02 - 3/31/21
I have found trouble in seeking a meaningful life. I don't think I am alone in saying that the pandemic has upended my sense of being, even despite the great time which has passed so far. I had a clear definition for who I was, but that definition was overthrown in the absence of others, in the wake of true social connection.
Now I believe part of this is due to the ever-approaching threat of college admissions. Many folks my age seem to have undertaken fake activities in order to boost their resume, and I am no different. The number of (mostly) useless skills I have learned over the past year is large. But there is certainly value in useless skills. Take, for example, a comparison of me and a friend of mine. This friend was just commended in an award competition for his writing, but it was something he created genuinely. He grew his skill and passion for writing, culminating in a true book. Now, this is something I have emulated (hopefully) successfully, but I want to note many other activities here. I learned Blender, a 3d design software, when I really had no desire to. And when I say that "I learned," I really mean more that I tried and quickly grew bored.

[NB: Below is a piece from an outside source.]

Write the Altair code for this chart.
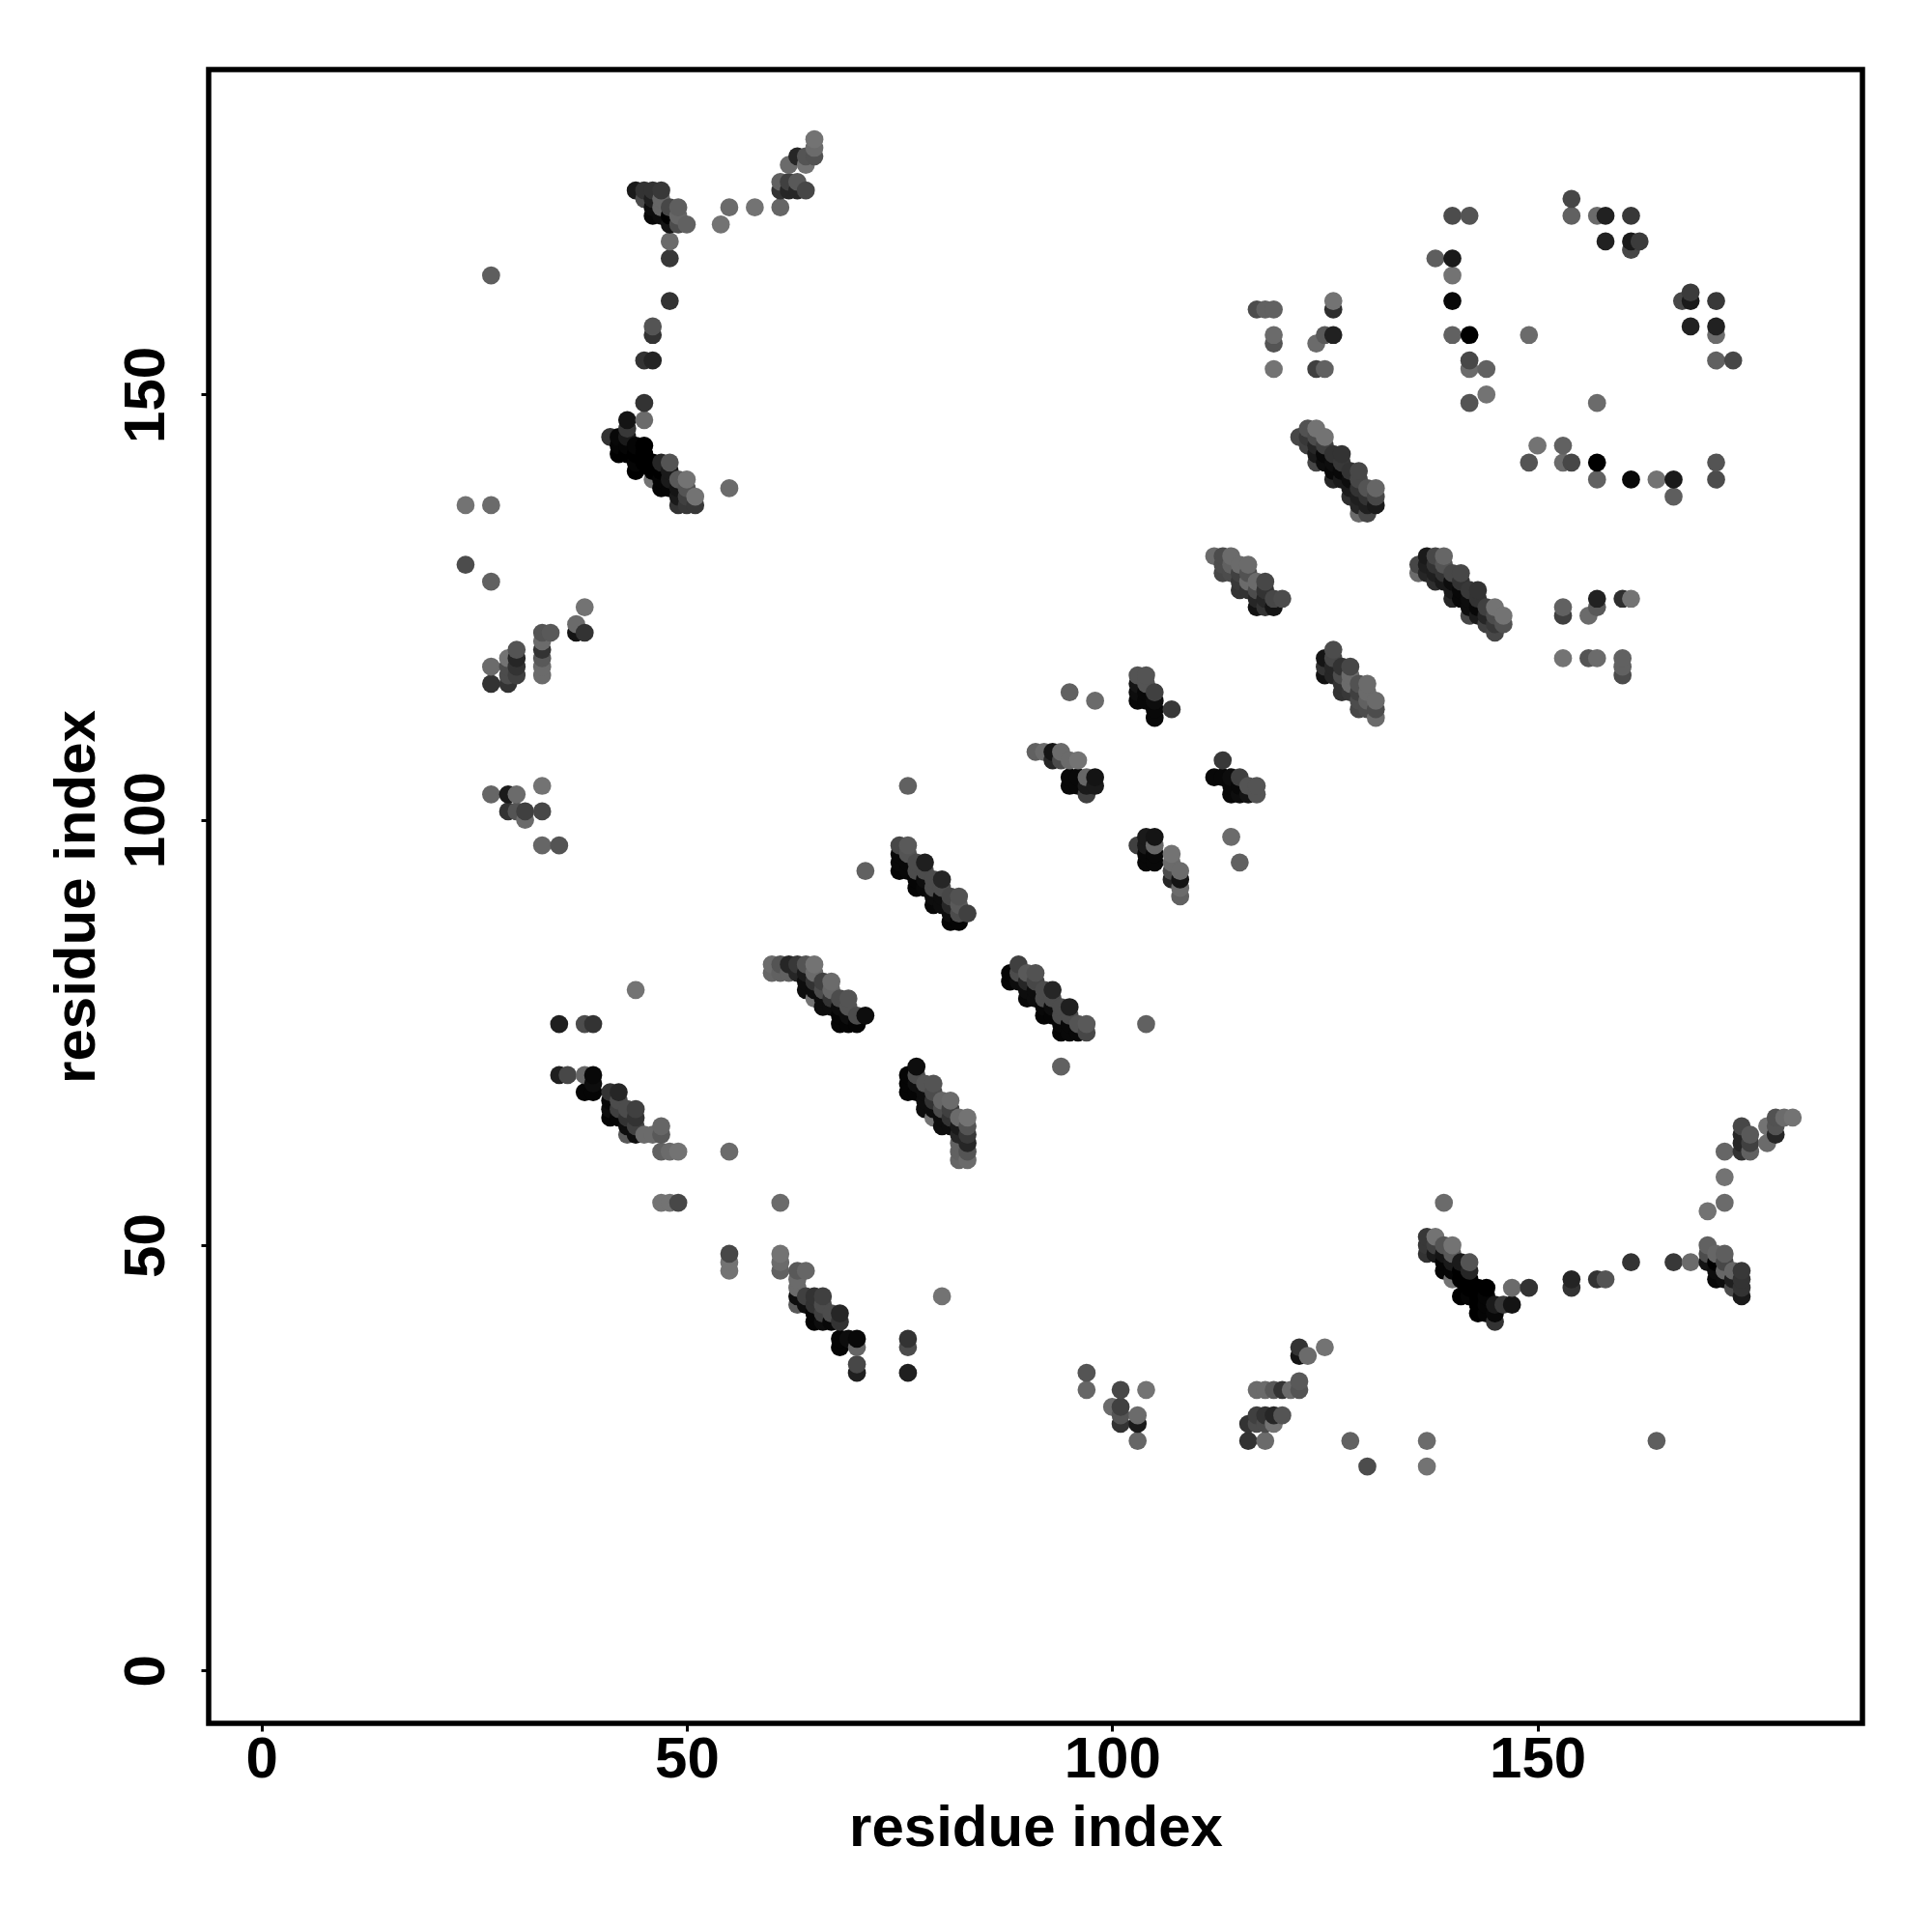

So what is the difference? The difference, as I see it, is that one is genuine and one is fake. The genuine one, the passion of my friend (and I) of writing, is a personal thing. I have no doubt that he did not write his book for this competition, and certainly not for college, but out of a genuine desire to express himself. But I never wanted to learn Blender for the creativity instilled in it (for it is an amazing program, but I wasn't interested in what it could do) but instead for the name, the shock value of the program. If I could say to college admissions that "I learned Blender," they would surely commend me.
But would they? From what I understand, college admissions teams look at an individual's true connection to their activities. I never sought Blender as a tool, just as a name, and that would never be rewarded in an admissions department. So as a quick tip to any high schoolers like myself, fearing the college application process, just remember that what they want is a meaningful connection to what you do.
Which goes hand-and-hand with leading a meaningful life. It is thing easier said than done, as most are, and I merely want to add my take on the subject in what is already an oversaturated market.
But unfortunately, it is getting late. That will have to wait until tomorrow.